Pick a multimodal embedding model and the first number anyone quotes is its ImageNet zero-shot accuracy. It is the headline on every model card, the column everyone sorts by, the figure that decided which model your team will index a million documents with. For multimodal RAG, it is close to irrelevant — and optimizing for it quietly doubles your infrastructure.
The benchmark measures the wrong job
ImageNet zero-shot accuracy asks a classification question: shown an image, can the model pick the right phrase from a fixed list of labels? That is a real skill, and the CLIP lineage is genuinely good at it. But retrieval is a different job. RAG asks the model to take a query and rank thousands of candidate passages or images by relevance, then hand the top few to a language model. A model can recognize a cat with 80% zero-shot accuracy and still be mediocre at retrieving the paragraph sitting next to the cat.
A CLIP score tells you the model can name a picture. It says nothing about whether it can find the document.
The skill RAG actually needs is twofold: strong cross-modal retrieval (a text query finds the right image, and vice versa) and strong text-to-text retrieval (a text query finds the right passage). Most corpora are mostly text with images sprinkled in. If your embedder is great cross-modal but weak text-to-text, you have not solved retrieval — you have solved a quarter of it.
Why CLIP and SigLIP leave you with two indexes
This is where the original contrastive image-text models betray a RAG pipeline. OpenAI's CLIP trains its text encoder on short web captions, and the encoder is hard-capped at 77 tokens — the positional embeddings simply do not go further. A model trained to match "a photo of a golden retriever" to a picture never learns to embed a 600-word technical passage so that a related passage lands nearby. Its text tower is a caption matcher, not a document retriever.
SigLIP, Google's sigmoid-loss reformulation, is a better-trained model — its per-pair loss avoids the giant global batches CLIP's softmax needs, and SigLIP 2 adds multilingual data, captioning objectives, self-distillation, and strong dense features for localization and OCR. But it is still optimized for the cross-modal and classification jobs. The text tower is not the product.
The practical consequence is the part nobody benchmarks. If you standardize on CLIP or SigLIP for a corpus of documents and images, you end up running a second model — a real text embedder — for the text-to-text leg, and maintaining a second index. The "multimodal" model handles only the image leg. You wanted one model and one vector store; the benchmark talked you into two of each.

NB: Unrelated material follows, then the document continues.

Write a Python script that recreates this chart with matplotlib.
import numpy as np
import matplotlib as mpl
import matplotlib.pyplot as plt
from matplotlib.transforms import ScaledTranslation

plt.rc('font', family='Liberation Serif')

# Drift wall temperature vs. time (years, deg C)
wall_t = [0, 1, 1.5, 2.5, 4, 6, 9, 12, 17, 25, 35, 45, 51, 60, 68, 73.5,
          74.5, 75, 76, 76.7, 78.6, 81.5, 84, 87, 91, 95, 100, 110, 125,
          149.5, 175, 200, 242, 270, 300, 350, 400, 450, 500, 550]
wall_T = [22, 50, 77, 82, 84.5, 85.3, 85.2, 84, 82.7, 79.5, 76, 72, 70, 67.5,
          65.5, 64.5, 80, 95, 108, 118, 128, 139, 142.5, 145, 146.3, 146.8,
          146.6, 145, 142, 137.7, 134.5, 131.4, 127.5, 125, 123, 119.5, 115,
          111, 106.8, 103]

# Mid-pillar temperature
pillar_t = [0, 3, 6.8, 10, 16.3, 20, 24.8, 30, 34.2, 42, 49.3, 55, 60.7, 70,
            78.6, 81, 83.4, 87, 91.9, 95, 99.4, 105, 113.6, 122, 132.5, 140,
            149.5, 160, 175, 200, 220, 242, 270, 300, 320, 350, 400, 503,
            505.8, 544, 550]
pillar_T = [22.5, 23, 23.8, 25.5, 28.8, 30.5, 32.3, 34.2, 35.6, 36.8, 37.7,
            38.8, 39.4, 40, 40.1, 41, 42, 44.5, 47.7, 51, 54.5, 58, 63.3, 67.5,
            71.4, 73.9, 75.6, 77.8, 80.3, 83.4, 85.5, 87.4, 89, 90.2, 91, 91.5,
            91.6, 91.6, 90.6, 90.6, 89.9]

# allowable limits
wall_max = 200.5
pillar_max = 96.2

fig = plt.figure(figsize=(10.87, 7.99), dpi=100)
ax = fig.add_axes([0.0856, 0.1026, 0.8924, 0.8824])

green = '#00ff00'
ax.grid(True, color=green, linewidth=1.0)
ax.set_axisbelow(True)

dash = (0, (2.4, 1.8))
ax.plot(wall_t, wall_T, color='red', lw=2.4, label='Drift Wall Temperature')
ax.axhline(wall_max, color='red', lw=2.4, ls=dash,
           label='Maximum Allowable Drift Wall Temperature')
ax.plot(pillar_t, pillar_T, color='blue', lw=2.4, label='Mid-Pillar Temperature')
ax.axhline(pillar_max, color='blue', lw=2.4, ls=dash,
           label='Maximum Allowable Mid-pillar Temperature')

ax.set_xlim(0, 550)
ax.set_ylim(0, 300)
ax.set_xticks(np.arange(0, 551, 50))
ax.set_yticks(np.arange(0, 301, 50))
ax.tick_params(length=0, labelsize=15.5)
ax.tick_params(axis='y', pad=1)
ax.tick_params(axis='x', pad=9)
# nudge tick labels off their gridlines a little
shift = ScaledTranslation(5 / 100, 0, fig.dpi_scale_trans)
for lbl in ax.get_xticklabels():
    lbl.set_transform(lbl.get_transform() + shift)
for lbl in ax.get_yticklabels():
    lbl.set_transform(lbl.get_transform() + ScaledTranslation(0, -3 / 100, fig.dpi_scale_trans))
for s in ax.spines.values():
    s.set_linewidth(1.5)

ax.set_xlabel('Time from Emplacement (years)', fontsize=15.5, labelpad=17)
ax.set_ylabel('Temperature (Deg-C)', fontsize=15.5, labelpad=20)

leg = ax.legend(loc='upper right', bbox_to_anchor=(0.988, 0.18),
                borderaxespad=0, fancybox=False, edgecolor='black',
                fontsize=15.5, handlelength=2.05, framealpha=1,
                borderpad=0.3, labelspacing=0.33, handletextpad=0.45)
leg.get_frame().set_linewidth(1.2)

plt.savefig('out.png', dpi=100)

The models built to collapse the two indexes
The newer entrants treat "be good at text-to-text too" as a design requirement, not an afterthought. The tell is in the title of the Jina paper: Your CLIP Model Is Also Your Text Retriever.
- Jina CLIP v2 pairs an image tower with a genuine 8192-token, 89-language text encoder (its text tower is a full text-embedding model), trained multi-task so the same model handles cross-modal and text-to-text retrieval. It supports Matryoshka representations — you can truncate the output from 1024 dims down to 64 to trade a little accuracy for a lot of storage. The catch lives in the license, not the math: the weights are CC BY-NC 4.0, non-commercial. To ship it in a product you need a commercial license or the hosted API.
- Nomic Embed Vision v1.5 takes the other route to one index: instead of one model with two towers, it trains a vision encoder aligned to the existing latent space of Nomic Embed Text v1.5. Because the two share a space, every text embedding you already computed becomes multimodal — text queries hit image embeddings and vice versa, in the same index, with no re-embedding. Nomic reports this unified space beating OpenAI CLIP (cross-modal) and OpenAI's text-embedding-3-small (text) simultaneously — the exact both-legs win the others miss. The weights are Apache-2.0.
How to actually choose
Start from the index, not the leaderboard. If your corpus is mostly text with images and you want a single store, you need a model with a real text tower: Jina CLIP v2 if multilingual and you can live with the non-commercial license (or pay for it), Nomic Embed Vision if you want permissive weights or already run Nomic Embed Text. If you are doing pure image search or zero-shot classification with no document-retrieval leg, the classical models are fine and SigLIP 2 is the strongest of them.
And if your "documents" are really scanned PDFs — tables, figures, layout — note that this whole class embeds a whole image as one vector, which blurs dense pages. That is a different problem with a different answer: late-interaction visual document models like ColPali, or a strong text embedder fed by a good document parser. Match the embedder to the shape of the data — and stop letting a classification score pick your retrieval stack.
Architecture, context-length, language-count, and license figures are drawn from each model's paper, official announcement, or model card, cited above. Retrieval-quality claims are reported by the model makers; as always with vendor-reported numbers, treat the direction as more reliable than the decimal.